Address
- 143 North Pearl St. Canandaigua, New York, 14424 United States
- Coordinates: 42°53′24″N 77°17′34″W﻿ / ﻿42.89000°N 77.29278°W

District information
- Type: Public
- Motto: "One community, transforming lives"
- Grades: UPK-12
- Established: 1791; 235 years ago
- Superintendent: Jamie Farr
- NCES District ID: 3606330

Students and staff
- Enrollment: 3,254
- Faculty: 626
- District mascot: Grey Wolves
- Colors: Cherry and gray

Other information
- Website: www.canandaiguaschools.org

= Canandaigua City School District =

School district in New York, United States

The Canandaigua City School District is a public school district in New York State, United States, that serves approximately 3,650 students in the city of Canandaigua and the town of Canandaigua and portions of the towns of Bristol, Farmington, East Bloomfield, Gorham, Hopewell and South Bristol in Ontario County, with an approximate operating budget of $76 million.

The student-teacher ratio is 10:1.

The District motto is "One Community, Transforming Lives".

The District mission statement is "Explore - Enrich - Empower".

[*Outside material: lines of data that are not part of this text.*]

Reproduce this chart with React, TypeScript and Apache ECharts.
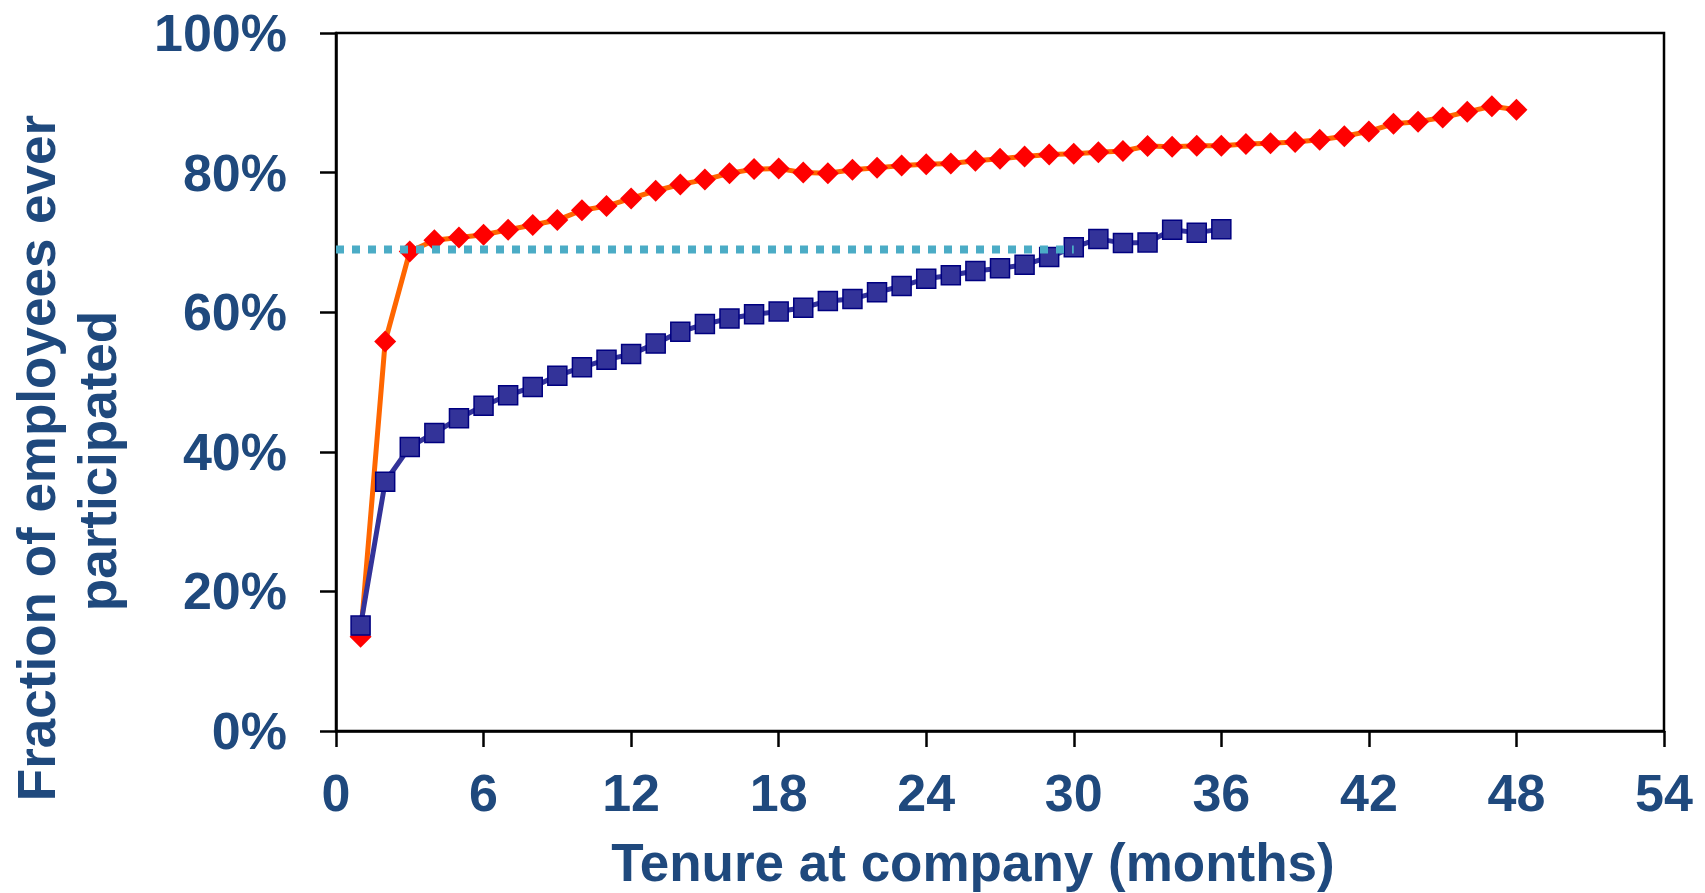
import React, { useEffect, useRef } from "react";
import * as echarts from "echarts";

const xTicks = { min: 0, max: 54, interval: 6 };
const yTicks = { min: 0, max: 100, interval: 20 };

const redValues = [
  13.5, 55.8, 68.7, 70.3, 70.7, 71.1, 71.8, 72.5, 73.2, 74.6,
  75.2, 76.3, 77.4, 78.3, 79.0, 79.9, 80.5, 80.6, 80.0, 79.9,
  80.4, 80.7, 81.0, 81.2, 81.3, 81.7, 82.0, 82.3, 82.6, 82.7,
  82.9, 83.1, 83.8, 83.7, 83.85, 83.85, 84.1, 84.2, 84.4, 84.7,
  85.2, 85.9, 87.0, 87.3, 87.9, 88.7, 89.5, 89.0,
];

const blueValues = [
  15.1, 35.7, 40.7, 42.7, 44.8, 46.6, 48.1, 49.3, 50.9, 52.1,
  53.2, 54.0, 55.5, 57.2, 58.3, 59.1, 59.7, 60.1, 60.65, 61.6,
  61.9, 62.85, 63.75, 64.8, 65.3, 65.9, 66.3, 66.8, 67.9, 69.3,
  70.5, 69.9, 70.0, 71.8, 71.4, 71.9,
];

const refLevel = 69;
const refRange = [0, 30];

const xTitle = "Tenure at company (months)";
const yTitleLines = ["Fraction of employees ever", "participated"];

const TEXT_COLOR = "#1F497D";
const FONT = "'Liberation Sans', Arial, Helvetica, sans-serif";

export default function App() {
  const ref = useRef<HTMLDivElement>(null);

  useEffect(() => {
    if (!ref.current) return;
    const chart = echarts.init(ref.current, null, { renderer: "svg" });
    const toPairs = (vals: number[]) => vals.map((v, i) => [i + 1, v]);

    chart.setOption({
      animation: false,
      backgroundColor: "#ffffff",
      grid: {
        left: 336,
        top: 33,
        right: 41,
        bottom: 162,
        show: true,
        borderColor: "#000000",
        borderWidth: 2.5,
      },
      xAxis: {
        type: "value",
        min: xTicks.min,
        max: xTicks.max,
        interval: xTicks.interval,
        axisLine: { show: true, onZero: false, lineStyle: { color: "#000", width: 2.5 } },
        axisTick: { show: true, inside: false, length: 16, lineStyle: { color: "#000", width: 2.5 } },
        splitLine: { show: false },
        axisLabel: {
          margin: 36,
          color: TEXT_COLOR,
          fontSize: 52,
          fontWeight: "bold",
          fontFamily: FONT,
        },
      },
      yAxis: {
        type: "value",
        min: yTicks.min,
        max: yTicks.max,
        interval: yTicks.interval,
        axisLine: { show: true, lineStyle: { color: "#000", width: 2.5 } },
        axisTick: { show: true, inside: false, length: 16, lineStyle: { color: "#000", width: 2.5 } },
        splitLine: { show: false },
        axisLabel: {
          margin: 49,
          color: TEXT_COLOR,
          fontSize: 52,
          fontWeight: "bold",
          fontFamily: FONT,
          formatter: "{value}%",
        },
      },
      graphic: [
        {
          type: "text",
          x: 973,
          y: 862,
          style: {
            text: xTitle,
            fill: TEXT_COLOR,
            font: `bold 53px ${FONT}`,
            textAlign: "center",
            textVerticalAlign: "middle",
          },
        },
        {
          type: "text",
          x: 36,
          y: 458,
          rotation: Math.PI / 2,
          style: {
            text: yTitleLines[0],
            fill: TEXT_COLOR,
            font: `bold 53px ${FONT}`,
            textAlign: "center",
            textVerticalAlign: "middle",
          },
        },
        {
          type: "text",
          x: 97,
          y: 461,
          rotation: Math.PI / 2,
          style: {
            text: yTitleLines[1],
            fill: TEXT_COLOR,
            font: `bold 53px ${FONT}`,
            textAlign: "center",
            textVerticalAlign: "middle",
          },
        },
      ],
      series: [
        {
          type: "line",
          data: toPairs(redValues),
          symbol: "diamond",
          symbolSize: 22,
          itemStyle: { color: "#FF0000" },
          lineStyle: { color: "#FF6600", width: 5 },
          z: 2,
        },
        {
          type: "line",
          data: toPairs(blueValues),
          symbol: "rect",
          symbolSize: 19,
          itemStyle: { color: "#333399", borderColor: "#000080", borderWidth: 1.5 },
          lineStyle: { color: "#333399", width: 5 },
          z: 3,
        },
        {
          type: "line",
          data: [
            [refRange[0], refLevel],
            [refRange[1], refLevel],
          ],
          showSymbol: false,
          symbol: "none",
          lineStyle: { color: "#4BACC6", width: 8, type: [8, 8], cap: "butt" },
          z: 4,
        },
      ],
    });

    return () => chart.dispose();
  }, []);

  return (
    <div
      ref={ref}
      style={{ position: "fixed", left: 0, top: 0, width: 1705, height: 893 }}
    />
  );
}
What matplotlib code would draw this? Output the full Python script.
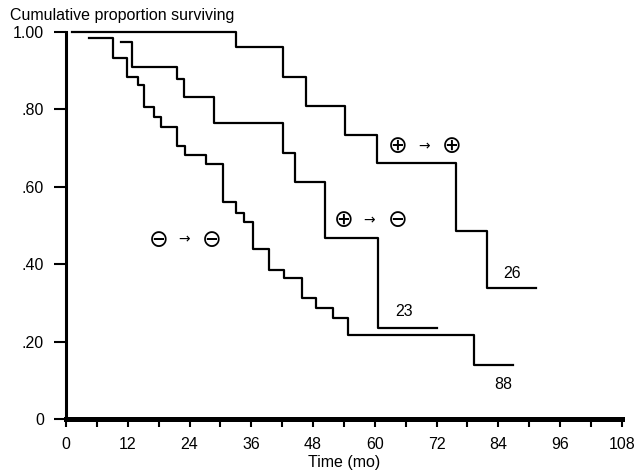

Jamie Farr is the Superintendent of Schools.

==Board of education==
The Board of Education (BOE) consists of nine members who serve rotating 5-year terms. Elections are held each May for board members and to vote on the School District budget.

Current board members are:
- Jeanie Grimm - President
- Julianne Miller - Vice President
- Amy Calabrese
- Milton Johnson
- Megan Personale
- John A. Polimeni
- Dr. Jen Schneider
- Jennifer Tessendorf
- Beth Thomas

All of the District's schools have been accredited by the Middle States Association of Colleges and Schools, making its K-12 program one of the few such fully accredited programs in New York State.

== Principals ==

===Canandaigua Primary School (Grades UPK-2)===
Source:
- Principal - Emily Bonadonna
- Assistant Principal - Michele Reynolds

===Canandaigua Elementary School (Grades 3-5)===
Source:
- Principal - Brian Amesbury
- Assistant Principal - Lindsay Lazenby

===Canandaigua Middle School (Grades 6-8)===
Source:
- Principal - Kris VanDuyne
- Assistant Principal - Theron Chinn

=== Canandaigua Academy (Grades 9-12) ===
Source:
- Principal - Marissa Logue
- Assistant Principals - Cary Burke, Eric Jordan, Kaitlin LaFave, Rachel Schading

==Performance==
The American School Board Journal has named the District a "Magna Award" winner five times through 2006.

The Academy’s library website was named a 2003 "International Best of the Web" site for large high schools. Students have access to each school's library from home via a 2003 NYSPRA "Award of Excellence" web site. The District supplies individual personal laptop computers, fully secured, to all students in grades 6-12, with plans for all students in Grades K-12 to have such units by 2019.

The United States Department of Education awarded its highest honor, the Blue Ribbon School of Excellence Award, to Canandaigua schools in 1986 and 1996.

In February 2002, the school earned the designation of "International Baccalaureate World School," offering the IB Diploma Programme. 17 graduates received the diploma in 2007. 31 are enrolled to receive the diploma in 2014.

In November 2007, a first-grade class at Canandaigua Primary School won a national prize for a video they created that encourages girls to pursue technology careers. They were selected first from 85 schools in the United States, Australia and New Zealand.

In January 2014, the Middle School was recognized as a New York State School of Character and later was recognized as a National School of Character by the Character Education Partnership (CEP), a national agency based in Washington, DC.

==2009==
On May 5, 2009, just after 11 a.m., a 17-year-old senior male student named Thomas Kane committed suicide while in a high school boys' bathroom. For security measures, the school entered lockdown (all students and staff held in place behind closed/locked interior doors) in case the incident had connections to a larger shooting or some other incident. Responding police authorities determined that the gunshot wound to Thomas Kane was self-inflicted and an isolated incident. Students were evacuated to the middle school, and the high school was thoroughly searched and cleared. Police discovered 30 rounds of ammunition on Kane and in his locker, along with improvised incendiary weapons, or molotov cocktails. This suggests that a shooting spree may have been planned. However, no such action was carried out.